Annual Duck Drive Earl Plato
It was early in the New Year , 2009. Elaine and I had not done one of our Niagara Duck Drives. Today, December 28th we started out from Fort Erie to Niagara-on-the-Lake. With bird glasses and camera we drove on an overcast day. The Niagara was glassy and peaceful. Canada geese and mallards in Fort Erie/ Then we saw them near Black Creek. It was not what I call a ‘raft” but a great multitude of ducks with swans and Canada geese mingled in. Thousands - no exaggeration. Canvas backs. common mergansers, buffleheads, scaups and did I see a harlequin duck? Elaine says “no.”Gulls at Niagara and Sir Adam Beck. Plenty of ring-bills, black backs and others. On to Niagara-on-the-Lake.

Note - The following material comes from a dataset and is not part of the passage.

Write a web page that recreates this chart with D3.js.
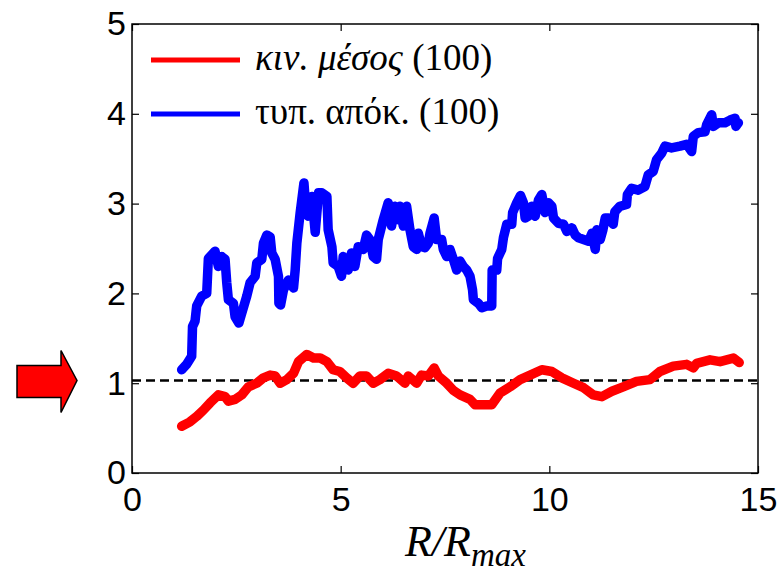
<!DOCTYPE html>
<html>
<head>
<meta charset="utf-8">
<script src="https://cdn.jsdelivr.net/npm/d3@7"></script>
<style>
  body { margin: 0; background: #fff; }
  svg { display: block; }
</style>
</head>
<body>
<script>
// moving mean (red) and std dev (blue)
const meanX = [1.19, 1.39, 1.55, 1.71, 1.87, 2.07, 2.23, 2.31, 2.47, 2.63, 2.79, 2.99, 3.15, 3.31, 3.43, 3.55, 3.71, 3.87, 3.99, 4.19, 4.35, 4.51, 4.67, 4.82, 4.98, 5.14, 5.30, 5.46, 5.62, 5.78, 5.94, 6.14, 6.34, 6.54, 6.62, 6.82, 6.94, 7.10, 7.24, 7.34, 7.54, 7.70, 7.86, 8.10, 8.22, 8.42, 8.62, 8.82, 9.06, 9.30, 9.54, 9.82, 10.06, 10.30, 10.58, 10.82, 11.05, 11.26, 11.50, 11.77, 12.09, 12.41, 12.65, 12.97, 13.29, 13.45, 13.53, 13.85, 14.09, 14.41, 14.55];
const meanY = [0.52, 0.57, 0.63, 0.70, 0.78, 0.87, 0.85, 0.80, 0.82, 0.87, 0.96, 1.00, 1.06, 1.09, 1.08, 1.00, 1.04, 1.11, 1.24, 1.32, 1.28, 1.28, 1.24, 1.15, 1.13, 1.06, 1.00, 1.08, 1.08, 1.00, 1.04, 1.11, 1.08, 1.00, 1.08, 1.00, 1.09, 1.08, 1.17, 1.08, 1.00, 0.92, 0.87, 0.82, 0.76, 0.76, 0.76, 0.89, 0.96, 1.04, 1.09, 1.15, 1.13, 1.06, 1.00, 0.95, 0.87, 0.85, 0.91, 0.96, 1.02, 1.04, 1.13, 1.19, 1.21, 1.17, 1.22, 1.26, 1.24, 1.28, 1.23];

const stdX = [1.19, 1.31, 1.43, 1.45, 1.51, 1.55, 1.67, 1.79, 1.83, 1.99, 2.07, 2.15, 2.23, 2.27, 2.31, 2.43, 2.47, 2.56, 2.63, 2.75, 2.83, 2.95, 2.99, 3.11, 3.15, 3.23, 3.31, 3.35, 3.43, 3.51, 3.52, 3.56, 3.63, 3.75, 3.87, 3.91, 3.95, 4.03, 4.12, 4.15, 4.22, 4.31, 4.39, 4.47, 4.55, 4.67, 4.70, 4.79, 4.82, 4.94, 5.02, 5.06, 5.18, 5.26, 5.34, 5.42, 5.54, 5.62, 5.70, 5.78, 5.86, 5.90, 6.02, 6.14, 6.22, 6.30, 6.38, 6.42, 6.50, 6.58, 6.66, 6.74, 6.82, 6.86, 6.94, 7.02, 7.10, 7.14, 7.24, 7.30, 7.42, 7.46, 7.54, 7.62, 7.70, 7.78, 7.86, 7.94, 8.02, 8.10, 8.16, 8.18, 8.30, 8.38, 8.50, 8.62, 8.63, 8.74, 8.76, 8.86, 8.90, 8.98, 9.10, 9.12, 9.22, 9.31, 9.38, 9.42, 9.50, 9.58, 9.66, 9.74, 9.82, 9.90, 9.98, 10.06, 10.10, 10.22, 10.34, 10.42, 10.54, 10.62, 10.70, 10.82, 10.94, 11.02, 11.10, 11.14, 11.22, 11.28, 11.34, 11.42, 11.53, 11.57, 11.69, 11.85, 11.87, 11.97, 12.13, 12.29, 12.37, 12.49, 12.57, 12.69, 12.77, 12.93, 13.13, 13.29, 13.41, 13.45, 13.57, 13.73, 13.77, 13.89, 13.93, 14.05, 14.21, 14.33, 14.45, 14.47, 14.53];
const stdY = [1.15, 1.21, 1.30, 1.63, 1.69, 1.86, 1.97, 2.00, 2.39, 2.47, 2.30, 2.41, 2.38, 2.12, 1.93, 1.89, 1.74, 1.67, 1.78, 1.97, 2.12, 2.19, 2.34, 2.38, 2.56, 2.65, 2.63, 2.45, 2.38, 2.19, 1.89, 1.87, 2.04, 2.15, 2.06, 2.26, 2.56, 2.90, 3.23, 3.04, 2.86, 3.08, 2.68, 3.12, 3.12, 3.08, 2.71, 2.52, 2.34, 2.30, 2.19, 2.41, 2.26, 2.45, 2.30, 2.52, 2.49, 2.65, 2.60, 2.41, 2.38, 2.60, 2.82, 3.01, 2.75, 2.97, 2.82, 2.97, 2.75, 2.97, 2.71, 2.52, 2.49, 2.67, 2.52, 2.51, 2.56, 2.67, 2.84, 2.60, 2.60, 2.49, 2.41, 2.49, 2.38, 2.26, 2.36, 2.30, 2.26, 2.19, 2.04, 1.93, 1.89, 1.84, 1.86, 1.86, 2.26, 2.26, 2.39, 2.49, 2.62, 2.77, 2.77, 2.90, 3.01, 3.09, 3.01, 2.84, 2.86, 2.97, 2.86, 3.04, 3.10, 2.90, 3.01, 2.97, 2.84, 2.78, 2.77, 2.69, 2.73, 2.65, 2.62, 2.60, 2.58, 2.67, 2.49, 2.71, 2.60, 2.70, 2.84, 2.84, 2.77, 2.91, 2.97, 2.99, 3.10, 3.17, 3.15, 3.19, 3.32, 3.36, 3.49, 3.56, 3.64, 3.62, 3.64, 3.66, 3.58, 3.75, 3.79, 3.80, 3.88, 3.99, 3.86, 3.90, 3.90, 3.93, 3.95, 3.86, 3.90];

const refLevel = 1.03;
const xTicks = [0, 5, 10, 15];
const yTicks = [0, 1, 2, 3, 4, 5];
const legendLabels = ["κιν. μέσος", "τυπ. απόκ."];

const W = 780, H = 574;
const m = { left: 132, right: 22, top: 24, bottom: 101 };

const svg = d3.select("body").append("svg")
    .attr("width", W)
    .attr("height", H);

const x = d3.scaleLinear().domain([0, 15]).range([m.left, W - m.right]);
const y = d3.scaleLinear().domain([0, 5]).range([H - m.bottom, m.top]);

const tickFont = "'Liberation Sans', Arial, sans-serif";

function styleAxis(g, labels) {
    g.select(".domain").remove();
    g.selectAll(".tick line").attr("stroke", "#000").attr("stroke-width", 1.2);
    g.selectAll(".tick text")
        .attr("font-family", tickFont)
        .attr("font-size", "34px")
        .attr("fill", "#000");
    if (!labels) g.selectAll(".tick text").remove();
}

svg.append("g")
    .attr("transform", `translate(0,${y(0)})`)
    .call(d3.axisBottom(x).tickValues(xTicks).tickFormat(d3.format("d")).tickSize(-7).tickPadding(14))
    .call(g => styleAxis(g, true));

svg.append("g")
    .attr("transform", `translate(0,${y(5)})`)
    .call(d3.axisTop(x).tickValues(xTicks).tickSize(-7))
    .call(g => styleAxis(g, false));

svg.append("g")
    .attr("transform", `translate(${x(0)},0)`)
    .call(d3.axisLeft(y).tickValues(yTicks).tickFormat(d3.format("d")).tickSize(-7).tickPadding(6))
    .call(g => styleAxis(g, true));

svg.append("g")
    .attr("transform", `translate(${x(15)},0)`)
    .call(d3.axisRight(y).tickValues(yTicks).tickSize(-7))
    .call(g => styleAxis(g, false));

// frame
svg.append("rect")
    .attr("x", x(0))
    .attr("y", y(5))
    .attr("width", x(15) - x(0))
    .attr("height", y(0) - y(5))
    .attr("fill", "none")
    .attr("stroke", "#000")
    .attr("stroke-width", 1.5);

// reference level
svg.append("line")
    .attr("x1", x(0)).attr("x2", x(15))
    .attr("y1", y(refLevel)).attr("y2", y(refLevel))
    .attr("stroke", "#000")
    .attr("stroke-width", 2.5)
    .attr("stroke-dasharray", "9,5");

const line = d3.line()
    .x(d => x(d[0]))
    .y(d => y(d[1]));

const series = [
    { xs: stdX, ys: stdY, color: "#0000ff" },
    { xs: meanX, ys: meanY, color: "#ff0000" }
];

series.forEach(s => {
    svg.append("path")
        .datum(s.xs.map((v, i) => [v, s.ys[i]]))
        .attr("d", line)
        .attr("fill", "none")
        .attr("stroke", s.color)
        .attr("stroke-width", 9.5)
        .attr("stroke-linejoin", "round")
        .attr("stroke-linecap", "round");
});

// legend
const legend = [
    { label: legendLabels[0], color: "#ff0000", italic: true, y: 60 },
    { label: legendLabels[1], color: "#0000ff", italic: false, y: 114 }
];

legend.forEach(l => {
    svg.append("line")
        .attr("x1", 151).attr("x2", 240)
        .attr("y1", l.y).attr("y2", l.y)
        .attr("stroke", l.color)
        .attr("stroke-width", 5);
    const t = svg.append("text")
        .attr("x", 255)
        .attr("y", l.y + 10)
        .attr("font-family", "'Liberation Serif', 'Times New Roman', serif")
        .attr("font-size", "37px")
        .attr("fill", "#000");
    t.append("tspan")
        .attr("font-style", l.italic ? "italic" : "normal")
        .text(l.label);
    t.append("tspan").text(" (100)");
});

// x label R/R_max
const xl = svg.append("text")
    .attr("x", 405)
    .attr("y", 556)
    .attr("font-family", "'Liberation Serif', 'Times New Roman', serif")
    .attr("font-style", "italic")
    .attr("font-size", "44px")
    .attr("fill", "#000");
xl.append("tspan").text("R/R");
xl.append("tspan").attr("font-size", "33px").attr("dy", 10).text("max");

// red arrow pointing at the reference level
const ay = y(refLevel);
svg.append("path")
    .attr("d", `M17,${ay - 15} H61 V${ay - 30} L77,${ay} L61,${ay + 32} V${ay + 17} H17 Z`)
    .attr("fill", "#ff0000")
    .attr("stroke", "#000")
    .attr("stroke-width", 1.5);
</script>
</body>
</html>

River waters unusually calm. Car windows down. Would we hear the piercing call of the Long tails (Old Squaws)? Not a sound - not one in sight! More ducks? Yes. Last year traveling the Niagara parkway heading north we came upon an impressive sight. I photographed a raft of canvasbacks. We estimated at least 500 stretching in a long line on the edge of our Canadian shore line. There interspersed in smaller numbers in that raft were other ducks, the redhead. The redhead is a first-cousin to the canvasback. The redhead is an exceptional diver and flyer we are told. Short legs set to the rear of its body and its webbed feet mean that it is somewhat ungainly on land but in water or in air it’s a speedster. Why the Niagara? Redheads feed by diving as deep as 4 metres (14 feet). This capacity for diving depths allows it to fill its diet with 90% aquatic plant material. The Niagara river shoreland has an abundance of water plant food. The redhead consumes more such plant material well above the average for ducks. My question: Why don’t we see more redheads on the Niagara? In the air the redhead can reach speeds in excess of 80 kilometres per hour. That’s over 50 miles an hour! So? Listen, it’s an obvious asset for a duck that migrates such distances. “Survival of the faster,” I say. Hunters have to react in an instance. Then I recalled some of these colourful birds taking off. Know what I mean? On takeoffs they seem to literally run across the water surface for several metres before gaining the necessary momentum to take flight. Susceptible to the hunter’s gun? I would say so. Travel the Niagara and look and listen for our wintering ducks.